SLURM cluster CUDA error: all CUDA-capable devices are busy or unavailable

import-antigravity · March 12, 2021, 6:47pm

I’m using a pre-trained Inception network to get some GAN metrics, and I have the following code to move the model to a GPU for evaluation:

def __init__(self, ...):
    ...
    self._model = InceptionV3(...)
    if cuda.is_available():
        self._model.to('cuda')

When I run this code on an HPC, I get the following error:
RuntimeError: CUDA error: all CUDA-capable devices are busy or unavailable

Is there something wrong with how I’m moving the model to a GPU? This code should work even if I have an arbitrary number of GPUs right?

import-antigravity · March 12, 2021, 9:56pm

Update, this error only happens when I request a node with more than 1 GPU

ptrblck · March 13, 2021, 4:14am

I guess your multi-GPU slurm setup isn’t working correctly and might be masking all available devices, so that PyTorch isn’t able to use any.
If you are trying to use e.g. 2 GPUs, you could run this small test:

for d in range(torch.cuda.device_count()):
    print(torch.cuda.get_device_name(d))

If this doesn’t print anything, then your container might not be able to “see” any devices.

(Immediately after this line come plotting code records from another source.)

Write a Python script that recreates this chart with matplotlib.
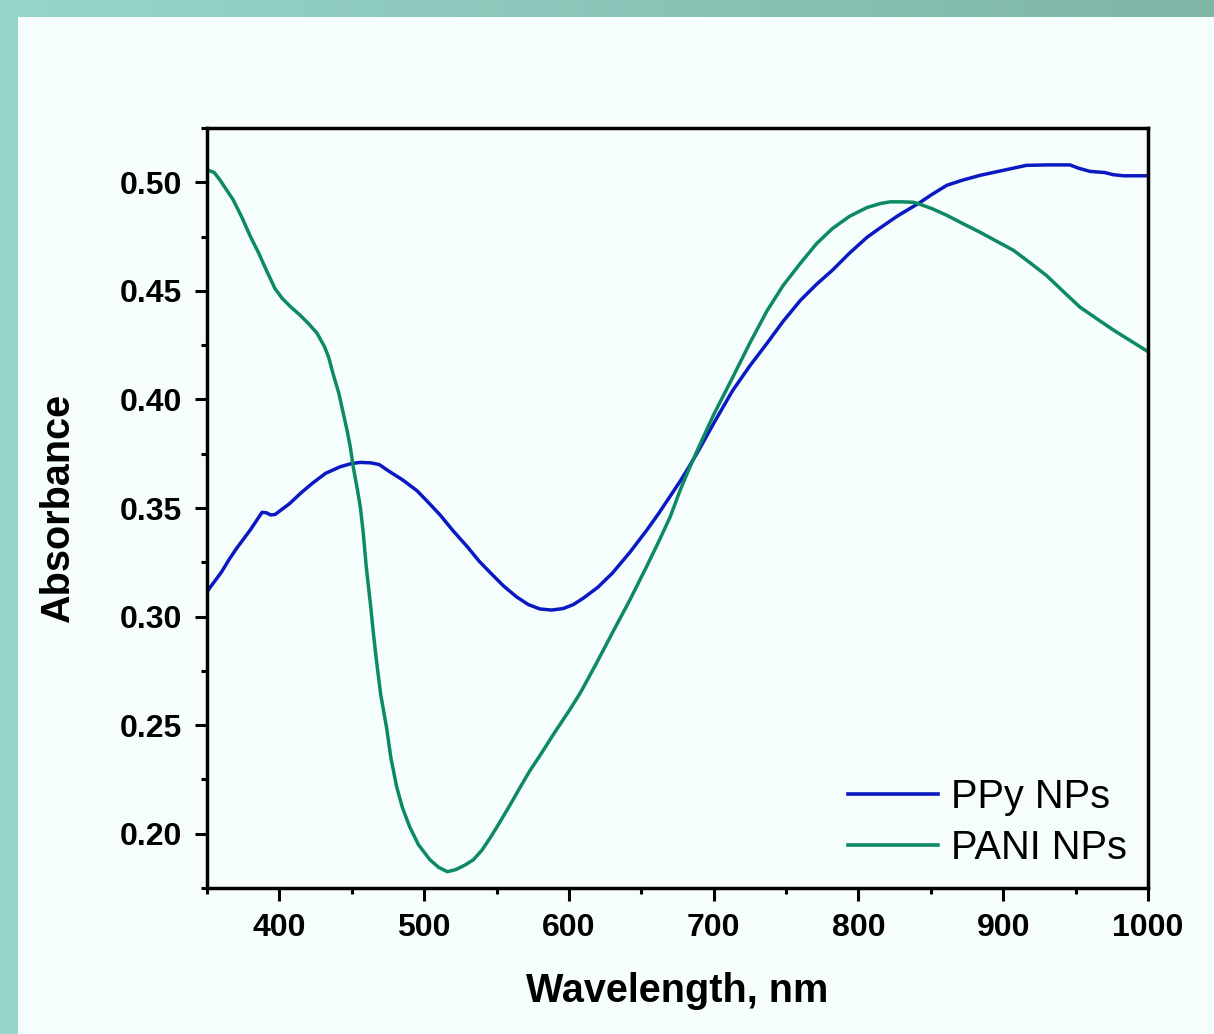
import numpy as np
import matplotlib
matplotlib.use("Agg")
import matplotlib.pyplot as plt
from matplotlib.patches import Rectangle
from matplotlib.ticker import FixedLocator, FormatStrFormatter

# ---- data ----
ppy_wl = [350, 355, 360, 365, 370, 375, 380, 385, 388, 391, 394, 397, 400, 407,
          415, 423, 432, 442, 450, 456, 463, 469, 476, 485, 495, 503, 511, 520,
          530, 538, 546, 555, 564, 572, 580, 588, 596, 603, 610, 620, 630, 642,
          654, 662, 670, 677, 683, 690, 700, 713, 725, 737, 748, 760, 771, 782,
          794, 806, 815, 827, 842, 851, 861, 872, 884, 900, 916, 930, 946, 952,
          960, 970, 976, 983, 1000]
ppy_abs = [0.3115, 0.316, 0.3205, 0.326, 0.331, 0.3355, 0.340, 0.345, 0.348,
           0.3478, 0.3468, 0.347, 0.3485, 0.352, 0.357, 0.3615, 0.366, 0.369,
           0.3705, 0.371, 0.3708, 0.370, 0.3668, 0.363, 0.358, 0.3525, 0.3468,
           0.3395, 0.332, 0.3255, 0.320, 0.314, 0.309, 0.3055, 0.3035, 0.303,
           0.3037, 0.3055, 0.3085, 0.3135, 0.320, 0.3295, 0.340, 0.3475, 0.3555,
           0.3625, 0.369, 0.377, 0.389, 0.404, 0.4155, 0.426, 0.436, 0.4457,
           0.453, 0.4595, 0.4675, 0.4747, 0.479, 0.4845, 0.4905, 0.4945, 0.4986,
           0.501, 0.5032, 0.5055, 0.5078, 0.508, 0.508, 0.5065, 0.505, 0.5045,
           0.5035, 0.503, 0.503]

pani_wl = [350, 351, 355, 359, 363, 368, 374, 380, 386, 391, 397, 402, 408, 414,
           420, 426, 431, 434, 437, 441, 444, 447, 449, 451, 454, 456, 458, 460,
           463, 465, 467, 470, 474, 477, 481, 485, 490, 496, 504, 510, 516, 522,
           528, 534, 540, 546, 552, 560, 566, 573, 580, 590, 600, 608, 619, 630,
           642, 654, 662, 670, 677, 683, 690, 700, 713, 725, 737, 748, 760, 771,
           782, 794, 806, 815, 822, 830, 838, 842, 851, 861, 872, 884, 895, 907,
           918, 930, 941, 953, 965, 976, 988, 1000]
pani_abs = [0.505, 0.5055, 0.5045, 0.501, 0.497, 0.492, 0.484, 0.475, 0.467,
            0.4595, 0.451, 0.4465, 0.4425, 0.4390, 0.435, 0.4305, 0.4245, 0.4195,
            0.412, 0.403, 0.394, 0.385, 0.378, 0.369, 0.358, 0.350, 0.338, 0.323,
            0.305, 0.292, 0.280, 0.264, 0.249, 0.235, 0.2216, 0.212, 0.2032, 0.195,
            0.188, 0.1845, 0.1825, 0.1835, 0.1855, 0.188, 0.1925, 0.1985, 0.205,
            0.214, 0.221, 0.229, 0.236, 0.2465, 0.2565, 0.265, 0.2785, 0.2925,
            0.3075, 0.3235, 0.3345, 0.346, 0.3585, 0.368, 0.3785, 0.393, 0.410,
            0.426, 0.441, 0.4525, 0.4628, 0.4717, 0.4787, 0.4844, 0.4884, 0.4902,
            0.491, 0.491, 0.4908, 0.490, 0.4878, 0.4848, 0.481, 0.477, 0.473,
            0.4687, 0.4632, 0.457, 0.450, 0.4425, 0.437, 0.432, 0.427, 0.422]

series_labels = ["PPy NPs", "PANI NPs"]
xlabel = "Wavelength, nm"
ylabel = "Absorbance"
x_major = [400, 500, 600, 700, 800, 900, 1000]
x_minor = [350, 450, 550, 650, 750, 850, 950]
y_major = [0.20, 0.25, 0.30, 0.35, 0.40, 0.45, 0.50]
y_minor = [0.175, 0.225, 0.275, 0.325, 0.375, 0.425, 0.475, 0.525]

# ---- style ----
BG = "#f6fdfd"
BLUE = "#0b19c2"
GREEN = "#0d8a63"
plt.rcParams["font.family"] = ["Liberation Sans", "DejaVu Sans"]

W, H = 1214, 1034
fig = plt.figure(figsize=(W / 100, H / 100), dpi=100, facecolor=BG)

# teal frame: top gradient strip and left strip
top_h = 17 / H
gax = fig.add_axes([0, 1 - top_h, 1, top_h])
grad = np.linspace(0, 1, 256)[None, :, None]
c0 = np.array([0x96, 0xd6, 0xca]) / 255
c1 = np.array([0x7e, 0xb6, 0xa7]) / 255
img = c0 * (1 - grad) + c1 * grad
gax.imshow(img, aspect="auto", extent=[0, 1, 0, 1])
gax.set_axis_off()
fig.patches.append(Rectangle((0, 0), 18 / W, 1, transform=fig.transFigure,
                             facecolor="#96d6ca", edgecolor="none", zorder=0))

left, right, bottom, top = 207 / W, 1148 / W, 1 - 888 / H, 1 - 128 / H
ax = fig.add_axes([left, bottom, right - left, top - bottom], facecolor=BG)

ax.plot(ppy_wl, ppy_abs, color=BLUE, lw=2.5, label=series_labels[0],
        solid_joinstyle="round")
ax.plot(pani_wl, pani_abs, color=GREEN, lw=2.5, label=series_labels[1],
        solid_joinstyle="round")

ax.set_xlim(350, 1000)
ax.set_ylim(0.175, 0.525)
ax.xaxis.set_major_locator(FixedLocator(x_major))
ax.xaxis.set_minor_locator(FixedLocator(x_minor))
ax.yaxis.set_major_locator(FixedLocator(y_major))
ax.yaxis.set_minor_locator(FixedLocator(y_minor))
ax.yaxis.set_major_formatter(FormatStrFormatter("%.2f"))

for s in ax.spines.values():
    s.set_linewidth(2.5)
ax.tick_params(which="major", direction="out", length=9, width=2.2)
ax.tick_params(which="minor", direction="out", length=4.5, width=2.2)
ax.tick_params(axis="x", which="major", pad=9, labelsize=23)
ax.tick_params(axis="y", which="major", pad=9, labelsize=23)
for lbl in ax.get_xticklabels() + ax.get_yticklabels():
    lbl.set_fontweight("bold")

ax.set_xlabel(xlabel, fontsize=28.5, fontweight="bold")
ax.set_ylabel(ylabel, fontsize=28.5, fontweight="bold")
ax.xaxis.set_label_coords(0.5, -0.110)
ax.yaxis.set_label_coords(-0.138, 0.5)

leg = ax.legend(loc="lower right", fontsize=28.6, frameon=False,
                handlelength=2.27, handletextpad=0.33, labelspacing=0.32,
                borderaxespad=0.3, bbox_to_anchor=(1.0074, -0.009))
for line in leg.get_lines():
    line.set_linewidth(2.6)

fig.savefig("out.png", dpi=100, facecolor=BG)
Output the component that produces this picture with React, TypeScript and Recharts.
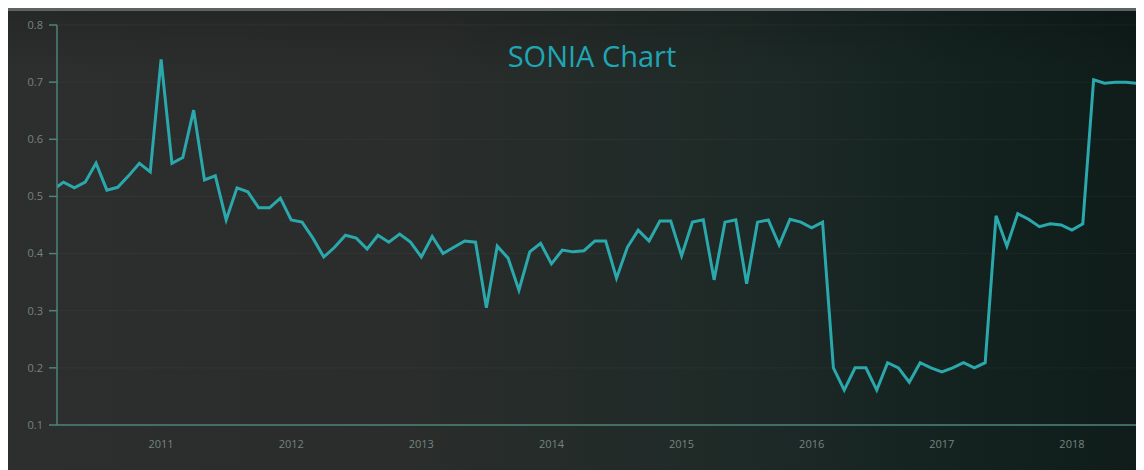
import { LineChart, Line, XAxis, YAxis, CartesianGrid } from "recharts";

// monthly SONIA averages, Mar 2010 -> Jul 2018
const startYear = 2010;
const startMonth = 3;

const sonia = [
  0.511, 0.525, 0.515, 0.525, 0.558, 0.511, 0.516, 0.536, 0.558, 0.543,
  0.74, 0.558, 0.568, 0.651, 0.529, 0.536, 0.459, 0.515, 0.508, 0.48,
  0.48, 0.497, 0.459, 0.455, 0.427, 0.394, 0.411, 0.432, 0.427, 0.408,
  0.432, 0.42, 0.434, 0.42, 0.394, 0.43, 0.4, 0.411, 0.422, 0.42,
  0.305, 0.413, 0.392, 0.336, 0.403, 0.418, 0.382, 0.406, 0.403, 0.405,
  0.422, 0.422, 0.357, 0.411, 0.441, 0.422, 0.457, 0.457, 0.396, 0.455,
  0.459, 0.354, 0.455, 0.459, 0.347, 0.455, 0.459, 0.415, 0.46, 0.455,
  0.445, 0.455, 0.2, 0.161, 0.2, 0.2, 0.161, 0.209, 0.2, 0.175,
  0.209, 0.2, 0.193, 0.2, 0.209, 0.2, 0.209, 0.466, 0.413, 0.47,
  0.46, 0.447, 0.452, 0.45, 0.441, 0.452, 0.704, 0.698, 0.7, 0.7,
  0.698,
];

const yearTicks = [2011, 2012, 2013, 2014, 2015, 2016, 2017, 2018];
const rateTicks = [0.1, 0.2, 0.3, 0.4, 0.5, 0.6, 0.7, 0.8];

const data = sonia.map((v, i) => {
  const m = startMonth - 1 + i;
  return { t: startYear + Math.floor(m / 12) + (m % 12) / 12, rate: v };
});

const axisColor = "#4f8379";
const tickColor = "#74847f";

export default function App() {
  return (
    <div
      style={{
        position: "relative",
        marginLeft: -2,
        width: 1138,
        height: 462,
        background:
          "linear-gradient(90deg, #2d2e2e 0%, #2a2d2c 35%, #1e2a27 65%, #13221f 85%, #0f1c1a 100%)",
        borderTop: "3px solid #5d6262",
        boxSizing: "border-box",
        fontFamily: "'Open Sans', sans-serif",
      }}
    >
      <div
        style={{
          position: "absolute",
          left: 0,
          right: 0,
          top: 0,
          height: 60,
          background: "linear-gradient(180deg, rgba(0,0,0,0.15), rgba(0,0,0,0))",
        }}
      />
      <div
        style={{
          position: "absolute",
          left: 0,
          width: 1172,
          top: 28,
          textAlign: "center",
          color: "#1fa6b4",
          fontSize: 29,
          lineHeight: "34px",
        }}
      >
        SONIA Chart
      </div>
      <LineChart
        width={1138}
        height={459}
        data={data}
        margin={{ top: 14, right: 4, bottom: 0, left: 0 }}
        style={{ position: "absolute", left: 0, top: 0 }}
      >
        <CartesianGrid vertical={false} stroke="rgba(255,255,255,0.04)" />
        <XAxis
          dataKey="t"
          type="number"
          domain={[2010.2, 2018.523]}
          ticks={yearTicks}
          tickFormatter={(v) => String(Math.round(v))}
          allowDataOverflow
          height={45}
          stroke={axisColor}
          strokeWidth={1.5}
          tickLine={false}
          tickMargin={9}
          tick={{ fill: tickColor, fontSize: 11 }}
        />
        <YAxis
          domain={[0.1, 0.8]}
          ticks={rateTicks}
          width={51}
          stroke={axisColor}
          strokeWidth={1.5}
          tickSize={8}
          tickMargin={6}
          tick={{ fill: tickColor, fontSize: 11 }}
        />
        <Line
          type="linear"
          dataKey="rate"
          stroke="#2aa8ac"
          strokeWidth={3}
          dot={false}
          isAnimationActive={false}
        />
      </LineChart>
    </div>
  );
}
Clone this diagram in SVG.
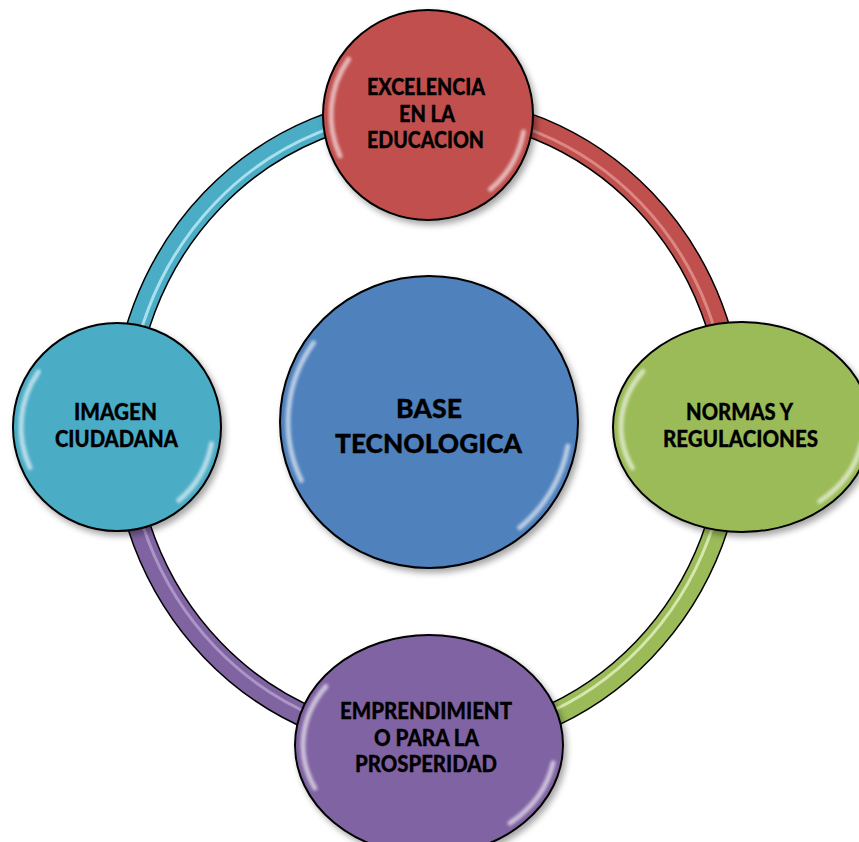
<svg xmlns="http://www.w3.org/2000/svg" width="859" height="842" viewBox="0 0 859 842">
<defs>
<filter id="shadow" x="-20%" y="-20%" width="140%" height="140%">
<feDropShadow dx="3" dy="4" stdDeviation="3" flood-color="#000" flood-opacity="0.35"/>
</filter>
<filter id="soft" x="-20%" y="-20%" width="140%" height="140%">
<feGaussianBlur stdDeviation="1.6"/>
</filter>
</defs>
<style>
.band-edge{fill:none;stroke:#000;stroke-width:24}
.band{fill:none;stroke-width:21}
.band-hl{fill:none;stroke-width:3;opacity:0.75}
.node{stroke:#000;stroke-width:2}
.hl{fill:none;stroke:#fff;stroke-width:5;stroke-linecap:round;opacity:0.6}
.lbl{font-family:"Lato","Open Sans","Liberation Sans",sans-serif;font-weight:900;font-size:22px;fill:#000;stroke:#000;stroke-width:0.3;text-anchor:middle}
.big{font-size:27px}
</style>
<rect width="859" height="842" fill="#fff"/>
<g id="connectors">
<path class="band-edge" d="M 123,425 A 305 318 0 0 1 428,107"/>
<path class="band" stroke="#4BACC6" d="M 123,425 A 305 318 0 0 1 428,107"/>
<path class="band-hl" stroke="#c8f1fa" d="M 127,425 A 301 314 0 0 1 428,111"/>
<path class="band-edge" d="M 428,107 A 305 318 0 0 1 733,425"/>
<path class="band" stroke="#C0504D" d="M 428,107 A 305 318 0 0 1 733,425"/>
<path class="band-hl" stroke="#e59a97" d="M 428,111 A 301 314 0 0 1 729,425"/>
<path class="band-edge" d="M 733,425 A 305 318 0 0 1 428,743"/>
<path class="band" stroke="#9BBB59" d="M 733,425 A 305 318 0 0 1 428,743"/>
<path class="band-hl" stroke="#e8f5c8" d="M 729,425 A 301 314 0 0 1 428,739"/>
<path class="band-edge" d="M 428,743 A 305 318 0 0 1 123,425"/>
<path class="band" stroke="#8064A2" d="M 428,743 A 305 318 0 0 1 123,425"/>
<path class="band-hl" stroke="#b9a5d3" d="M 428,739 A 301 314 0 0 1 127,425"/>
</g>
<g id="node-center">
<ellipse class="node" filter="url(#shadow)" cx="429" cy="422" rx="149" ry="146" fill="#4F81BD"/>
<path class="hl" filter="url(#soft)" d="M 313.5,342.8 A 141 138 0 0 0 301.3,480.4"/>
<path class="hl" filter="url(#soft)" d="M 567.9,446 A 141 138 0 0 1 519.6,527.7"/>
<text class="lbl big" x="429" y="418" textLength="66" lengthAdjust="spacingAndGlyphs">BASE</text>
<text class="lbl big" x="428.5" y="453" textLength="187" lengthAdjust="spacingAndGlyphs">TECNOLOGICA</text>
</g>
<g id="node-top">
<ellipse class="node" filter="url(#shadow)" cx="428" cy="115" rx="105" ry="105" fill="#C0504D"/>
<path class="hl" filter="url(#soft)" d="M 348.6,59.3 A 97 97 0 0 0 340.1,156"/>
<path class="hl" filter="url(#soft)" d="M 523.5,131.9 A 97 97 0 0 1 490.4,189.3"/>
<text class="lbl" x="426" y="95" textLength="118" lengthAdjust="spacingAndGlyphs">EXCELENCIA</text>
<text class="lbl" x="427" y="122" textLength="56" lengthAdjust="spacingAndGlyphs">EN LA</text>
<text class="lbl" x="425.5" y="148" textLength="117" lengthAdjust="spacingAndGlyphs">EDUCACION</text>
</g>
<g id="node-right">
<ellipse class="node" filter="url(#shadow)" cx="742" cy="427" rx="129" ry="105" fill="#9BBB59"/>
<path class="hl" filter="url(#soft)" d="M 642.9,371.3 A 121 97 0 0 0 632.4,468"/>
<path class="hl" filter="url(#soft)" d="M 861.2,443.9 A 121 97 0 0 1 819.8,501.3"/>
<text class="lbl" x="739.5" y="420" textLength="107" lengthAdjust="spacingAndGlyphs">NORMAS Y</text>
<text class="lbl" x="740.5" y="447" textLength="155" lengthAdjust="spacingAndGlyphs">REGULACIONES</text>
</g>
<g id="node-bottom">
<ellipse class="node" filter="url(#shadow)" cx="429" cy="745" rx="134" ry="110" fill="#8064A2"/>
<path class="hl" filter="url(#soft)" d="M 325.8,686.5 A 126 102 0 0 0 314.8,788.1"/>
<path class="hl" filter="url(#soft)" d="M 553.1,762.7 A 126 102 0 0 1 510,823.1"/>
<text class="lbl" x="426" y="719" textLength="172" lengthAdjust="spacingAndGlyphs">EMPRENDIMIENT</text>
<text class="lbl" x="426.5" y="746" textLength="105" lengthAdjust="spacingAndGlyphs">O PARA LA</text>
<text class="lbl" x="426" y="772" textLength="142" lengthAdjust="spacingAndGlyphs">PROSPERIDAD</text>
</g>
<g id="node-left">
<ellipse class="node" filter="url(#shadow)" cx="117" cy="427" rx="104" ry="104" fill="#4BACC6"/>
<path class="hl" filter="url(#soft)" d="M 38.4,371.9 A 96 96 0 0 0 30,467.6"/>
<path class="hl" filter="url(#soft)" d="M 211.5,443.7 A 96 96 0 0 1 178.7,500.5"/>
<text class="lbl" x="115.5" y="420" textLength="83" lengthAdjust="spacingAndGlyphs">IMAGEN</text>
<text class="lbl" x="116.5" y="447" textLength="123" lengthAdjust="spacingAndGlyphs">CIUDADANA</text>
</g>
</svg>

import-antigravity · March 13, 2021, 6:36pm

>>> for d in range(torch.cuda.device_count()):
...     print(torch.cuda.get_device_name(d))
...
GeForce RTX 2080 Ti
GeForce RTX 2080 Ti

import-antigravity · March 15, 2021, 5:33am

To reiterate, this only happens when I have more than one GPU.

ptrblck · March 15, 2021, 7:56am

I don’t know what causes this issue, as the Python script can apparently access both GPUs, while you are still getting the SLURM error, so I guess that this error is raised by your custom script?

import-antigravity · March 15, 2021, 6:27pm

Well, this happens whether I use an sbatch script or do an interactive session with srun. Both times I request 1 or 2 GPUs with --gres=gpu:n. There isn’t really room for something to go wrong with the script so I find it hard to imagine that could be the problem. It’s possible it’s an issue with pytorch-lightning but the problem only happens with my pre-trained Inception model which is just a nn.Module.

ptrblck · March 15, 2021, 7:41pm

Are both workflows failing (sbatch and srun)? If so, how did you get the valid GPU output?

Could you remove Lightning, if you think this might be the issue and run a “pure” PyTorch script?

import-antigravity · March 16, 2021, 1:14am

That was from a python shell in an interactive srun session.

ptrblck · March 16, 2021, 3:30am

Thanks for the update.
Unfortunately, I don’t understand when this error is triggered, since you were able to use both GPUs while running via srun, but nevertheless are also hitting the error when running through sbatch or srun.

If that’s the case, I would assume that your actual script is not working correctly or, as you suggested, Lightning or any other 3rd party library might cause problems.
Were you able to run a pure PyTorch script?

import-antigravity · March 16, 2021, 5:22pm

I’ll try and set aside some time today to try making a vanilla pytorch script. Thanks for helping me with this!

import-antigravity · April 5, 2021, 7:08pm

I haven’t been able to make a pure pytorch script reproducing the error since it would be non-trivial because the code involved with the error extends a pytorch-lightning class (which extends nn.Module), but someone in another forum has suggested that the problem is that Pytorch does not support self.to('cuda') in multi-GPU scenarios, and you have to specify with 'cuda:n' where n is the device index. Do you know if this is true?

ptrblck · April 5, 2021, 11:03pm

to('cuda') calls are supported in single-GPU and multi-GPU runs and will push the tensor or module to the default device.
If your distributed setup masks all devices and sets only one GPU to be visible, the to('cuda') operation will use this visible device and to('cuda:n') would fail.
On the other hand, if all devices are visible, you might recreate multiple CUDA contexts as also seems to be the issue in this topic.

import-antigravity · April 9, 2021, 7:14pm

I think I resolved it. I registered the Inception network as a part of my main model and then they were able to be on the same device.